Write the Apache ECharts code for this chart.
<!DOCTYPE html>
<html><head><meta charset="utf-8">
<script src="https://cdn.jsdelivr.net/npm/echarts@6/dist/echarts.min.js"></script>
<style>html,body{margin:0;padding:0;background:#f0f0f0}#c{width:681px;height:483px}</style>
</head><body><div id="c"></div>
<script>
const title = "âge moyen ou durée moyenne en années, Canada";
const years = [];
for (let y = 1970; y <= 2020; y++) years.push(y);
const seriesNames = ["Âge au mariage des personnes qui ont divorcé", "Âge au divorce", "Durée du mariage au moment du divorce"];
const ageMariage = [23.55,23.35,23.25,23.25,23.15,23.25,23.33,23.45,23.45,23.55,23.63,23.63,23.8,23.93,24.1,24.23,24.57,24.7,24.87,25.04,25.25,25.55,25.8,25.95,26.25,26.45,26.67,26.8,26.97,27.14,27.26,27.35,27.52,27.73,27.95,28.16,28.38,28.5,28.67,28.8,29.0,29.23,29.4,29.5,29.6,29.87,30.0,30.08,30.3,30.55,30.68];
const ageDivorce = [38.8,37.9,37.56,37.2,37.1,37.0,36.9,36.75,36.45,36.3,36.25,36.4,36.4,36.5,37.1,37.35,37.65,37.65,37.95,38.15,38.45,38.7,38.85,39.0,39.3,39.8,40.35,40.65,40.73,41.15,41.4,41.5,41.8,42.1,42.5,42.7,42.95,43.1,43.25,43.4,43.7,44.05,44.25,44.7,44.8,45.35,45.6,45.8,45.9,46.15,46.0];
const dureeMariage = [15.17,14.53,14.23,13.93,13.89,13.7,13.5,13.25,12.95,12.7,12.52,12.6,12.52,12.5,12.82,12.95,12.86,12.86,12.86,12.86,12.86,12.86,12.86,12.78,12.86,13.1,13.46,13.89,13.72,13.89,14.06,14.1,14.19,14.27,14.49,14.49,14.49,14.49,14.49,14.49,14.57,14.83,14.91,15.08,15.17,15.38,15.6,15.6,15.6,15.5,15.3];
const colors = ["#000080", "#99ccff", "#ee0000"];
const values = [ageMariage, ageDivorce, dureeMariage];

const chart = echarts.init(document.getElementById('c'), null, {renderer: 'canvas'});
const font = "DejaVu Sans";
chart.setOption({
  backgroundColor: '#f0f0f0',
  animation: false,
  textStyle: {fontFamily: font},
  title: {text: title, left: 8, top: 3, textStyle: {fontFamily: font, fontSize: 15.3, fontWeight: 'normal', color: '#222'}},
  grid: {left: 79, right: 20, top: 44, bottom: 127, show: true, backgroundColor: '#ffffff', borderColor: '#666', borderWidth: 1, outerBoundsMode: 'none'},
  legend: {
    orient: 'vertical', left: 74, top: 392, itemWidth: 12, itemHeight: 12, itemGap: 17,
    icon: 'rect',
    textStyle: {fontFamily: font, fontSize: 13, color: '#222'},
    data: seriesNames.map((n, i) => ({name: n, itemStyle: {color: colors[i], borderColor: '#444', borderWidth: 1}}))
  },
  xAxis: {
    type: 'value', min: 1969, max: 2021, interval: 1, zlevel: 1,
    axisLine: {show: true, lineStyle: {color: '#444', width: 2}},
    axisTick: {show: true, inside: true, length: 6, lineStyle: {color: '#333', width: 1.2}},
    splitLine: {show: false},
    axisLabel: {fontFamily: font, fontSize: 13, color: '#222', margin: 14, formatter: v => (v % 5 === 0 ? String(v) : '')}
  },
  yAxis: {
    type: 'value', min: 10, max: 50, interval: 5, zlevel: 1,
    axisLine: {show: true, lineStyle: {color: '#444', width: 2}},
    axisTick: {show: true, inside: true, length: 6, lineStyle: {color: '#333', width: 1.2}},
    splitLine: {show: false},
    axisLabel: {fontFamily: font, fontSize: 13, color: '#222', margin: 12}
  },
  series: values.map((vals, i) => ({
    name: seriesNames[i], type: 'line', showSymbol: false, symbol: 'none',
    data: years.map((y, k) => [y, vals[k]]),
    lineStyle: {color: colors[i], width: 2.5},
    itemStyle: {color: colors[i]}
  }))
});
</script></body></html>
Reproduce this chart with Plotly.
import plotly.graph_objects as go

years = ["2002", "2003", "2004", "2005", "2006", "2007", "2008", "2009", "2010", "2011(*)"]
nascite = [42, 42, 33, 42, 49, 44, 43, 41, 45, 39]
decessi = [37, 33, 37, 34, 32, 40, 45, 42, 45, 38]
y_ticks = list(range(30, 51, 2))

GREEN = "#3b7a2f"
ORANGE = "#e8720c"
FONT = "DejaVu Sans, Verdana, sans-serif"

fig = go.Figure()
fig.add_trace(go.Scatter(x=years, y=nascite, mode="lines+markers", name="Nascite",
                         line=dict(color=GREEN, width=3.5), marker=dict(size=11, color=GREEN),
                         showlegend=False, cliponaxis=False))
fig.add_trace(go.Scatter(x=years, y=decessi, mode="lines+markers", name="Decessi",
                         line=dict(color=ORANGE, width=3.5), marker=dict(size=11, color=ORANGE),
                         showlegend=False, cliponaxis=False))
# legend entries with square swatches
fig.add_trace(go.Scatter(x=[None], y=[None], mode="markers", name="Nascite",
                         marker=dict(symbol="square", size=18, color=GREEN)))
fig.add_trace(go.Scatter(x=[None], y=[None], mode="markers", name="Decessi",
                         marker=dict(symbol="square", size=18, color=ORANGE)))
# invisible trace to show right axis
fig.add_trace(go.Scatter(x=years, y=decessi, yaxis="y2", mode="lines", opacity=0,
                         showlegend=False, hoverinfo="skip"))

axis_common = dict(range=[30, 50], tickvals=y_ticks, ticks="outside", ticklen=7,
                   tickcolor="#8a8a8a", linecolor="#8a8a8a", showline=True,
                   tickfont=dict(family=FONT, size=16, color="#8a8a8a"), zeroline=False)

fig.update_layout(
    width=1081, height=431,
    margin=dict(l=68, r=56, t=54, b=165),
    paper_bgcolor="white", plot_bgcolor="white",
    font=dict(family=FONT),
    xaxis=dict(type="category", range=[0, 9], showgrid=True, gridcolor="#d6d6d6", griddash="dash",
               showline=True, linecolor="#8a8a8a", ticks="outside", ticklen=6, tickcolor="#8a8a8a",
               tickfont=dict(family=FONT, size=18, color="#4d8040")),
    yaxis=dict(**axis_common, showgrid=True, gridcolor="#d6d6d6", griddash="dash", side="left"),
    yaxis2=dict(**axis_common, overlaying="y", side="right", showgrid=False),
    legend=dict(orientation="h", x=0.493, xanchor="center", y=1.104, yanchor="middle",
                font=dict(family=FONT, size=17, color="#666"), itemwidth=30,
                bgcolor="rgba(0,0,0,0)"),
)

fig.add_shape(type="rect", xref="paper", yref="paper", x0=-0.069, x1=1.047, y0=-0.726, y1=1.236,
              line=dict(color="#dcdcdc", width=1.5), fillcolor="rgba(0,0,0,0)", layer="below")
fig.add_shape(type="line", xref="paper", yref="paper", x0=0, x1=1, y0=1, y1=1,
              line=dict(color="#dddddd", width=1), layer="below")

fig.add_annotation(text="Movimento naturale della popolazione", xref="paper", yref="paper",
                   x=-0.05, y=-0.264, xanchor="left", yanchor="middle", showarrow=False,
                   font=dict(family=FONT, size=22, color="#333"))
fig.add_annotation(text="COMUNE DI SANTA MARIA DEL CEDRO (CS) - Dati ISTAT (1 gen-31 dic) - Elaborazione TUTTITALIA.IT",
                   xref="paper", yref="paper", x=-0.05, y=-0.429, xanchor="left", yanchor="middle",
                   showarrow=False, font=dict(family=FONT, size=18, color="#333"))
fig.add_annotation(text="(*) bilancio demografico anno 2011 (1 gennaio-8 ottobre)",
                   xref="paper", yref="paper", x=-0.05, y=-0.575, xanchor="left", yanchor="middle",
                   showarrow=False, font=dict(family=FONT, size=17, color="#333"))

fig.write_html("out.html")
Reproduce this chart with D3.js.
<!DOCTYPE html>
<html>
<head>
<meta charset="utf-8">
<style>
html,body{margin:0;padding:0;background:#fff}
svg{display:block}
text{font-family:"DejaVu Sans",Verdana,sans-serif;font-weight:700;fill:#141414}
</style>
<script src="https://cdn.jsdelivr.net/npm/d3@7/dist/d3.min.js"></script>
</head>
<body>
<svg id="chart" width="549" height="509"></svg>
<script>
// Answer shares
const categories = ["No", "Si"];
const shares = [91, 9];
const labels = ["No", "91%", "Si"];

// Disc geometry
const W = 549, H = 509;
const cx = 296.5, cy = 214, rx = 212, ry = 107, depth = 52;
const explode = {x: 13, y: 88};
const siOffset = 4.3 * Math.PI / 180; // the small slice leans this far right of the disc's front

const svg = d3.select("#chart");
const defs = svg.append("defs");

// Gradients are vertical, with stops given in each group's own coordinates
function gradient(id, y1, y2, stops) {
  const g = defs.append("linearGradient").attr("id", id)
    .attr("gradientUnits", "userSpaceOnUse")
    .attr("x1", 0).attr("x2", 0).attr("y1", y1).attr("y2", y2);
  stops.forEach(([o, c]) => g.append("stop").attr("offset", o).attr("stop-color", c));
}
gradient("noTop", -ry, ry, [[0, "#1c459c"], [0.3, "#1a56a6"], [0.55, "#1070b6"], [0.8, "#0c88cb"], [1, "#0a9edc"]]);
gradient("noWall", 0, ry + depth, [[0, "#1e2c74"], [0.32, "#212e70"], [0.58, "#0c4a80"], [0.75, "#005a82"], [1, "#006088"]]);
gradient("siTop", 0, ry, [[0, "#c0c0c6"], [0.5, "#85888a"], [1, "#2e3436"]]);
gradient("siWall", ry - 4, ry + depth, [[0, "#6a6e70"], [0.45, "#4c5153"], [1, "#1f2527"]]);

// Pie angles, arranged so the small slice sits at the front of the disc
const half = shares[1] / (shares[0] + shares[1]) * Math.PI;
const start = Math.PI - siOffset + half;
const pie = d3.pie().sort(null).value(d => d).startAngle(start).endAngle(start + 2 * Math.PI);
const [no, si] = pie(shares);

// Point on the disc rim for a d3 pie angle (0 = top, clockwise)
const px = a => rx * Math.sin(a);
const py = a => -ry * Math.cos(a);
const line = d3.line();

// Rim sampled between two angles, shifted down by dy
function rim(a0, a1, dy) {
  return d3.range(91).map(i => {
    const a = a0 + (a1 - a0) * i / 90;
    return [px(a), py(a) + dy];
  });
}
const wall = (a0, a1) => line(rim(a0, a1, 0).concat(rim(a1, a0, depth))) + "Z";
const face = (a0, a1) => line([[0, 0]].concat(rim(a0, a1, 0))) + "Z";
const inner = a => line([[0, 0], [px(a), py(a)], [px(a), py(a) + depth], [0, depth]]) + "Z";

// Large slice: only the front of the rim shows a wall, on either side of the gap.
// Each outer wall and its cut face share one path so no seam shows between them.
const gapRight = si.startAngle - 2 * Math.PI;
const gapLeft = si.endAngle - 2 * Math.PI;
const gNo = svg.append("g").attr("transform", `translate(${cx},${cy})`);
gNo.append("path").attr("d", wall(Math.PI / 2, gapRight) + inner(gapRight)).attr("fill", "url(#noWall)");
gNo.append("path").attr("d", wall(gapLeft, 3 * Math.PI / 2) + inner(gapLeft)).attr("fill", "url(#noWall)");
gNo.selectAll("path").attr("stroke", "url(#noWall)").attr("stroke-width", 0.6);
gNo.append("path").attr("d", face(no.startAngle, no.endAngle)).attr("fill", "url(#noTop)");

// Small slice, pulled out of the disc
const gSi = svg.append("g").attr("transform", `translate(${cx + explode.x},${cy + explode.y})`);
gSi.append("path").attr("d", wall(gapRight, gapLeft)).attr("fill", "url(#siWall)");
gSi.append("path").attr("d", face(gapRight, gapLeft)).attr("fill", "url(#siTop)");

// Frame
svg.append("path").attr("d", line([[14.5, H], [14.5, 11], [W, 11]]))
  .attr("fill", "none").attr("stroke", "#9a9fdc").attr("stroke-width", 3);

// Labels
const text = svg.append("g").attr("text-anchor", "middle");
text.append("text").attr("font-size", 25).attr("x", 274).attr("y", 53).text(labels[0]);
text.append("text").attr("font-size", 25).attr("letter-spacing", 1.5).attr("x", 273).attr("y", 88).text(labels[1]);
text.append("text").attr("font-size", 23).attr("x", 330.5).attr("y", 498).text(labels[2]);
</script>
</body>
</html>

• [PROBLEM TO SOLVE] Isolate the lines above that contain the word "Reproduce" and copy them.

• [THE RESPONSE]
Reproduce this chart with Plotly.
Reproduce this chart with D3.js.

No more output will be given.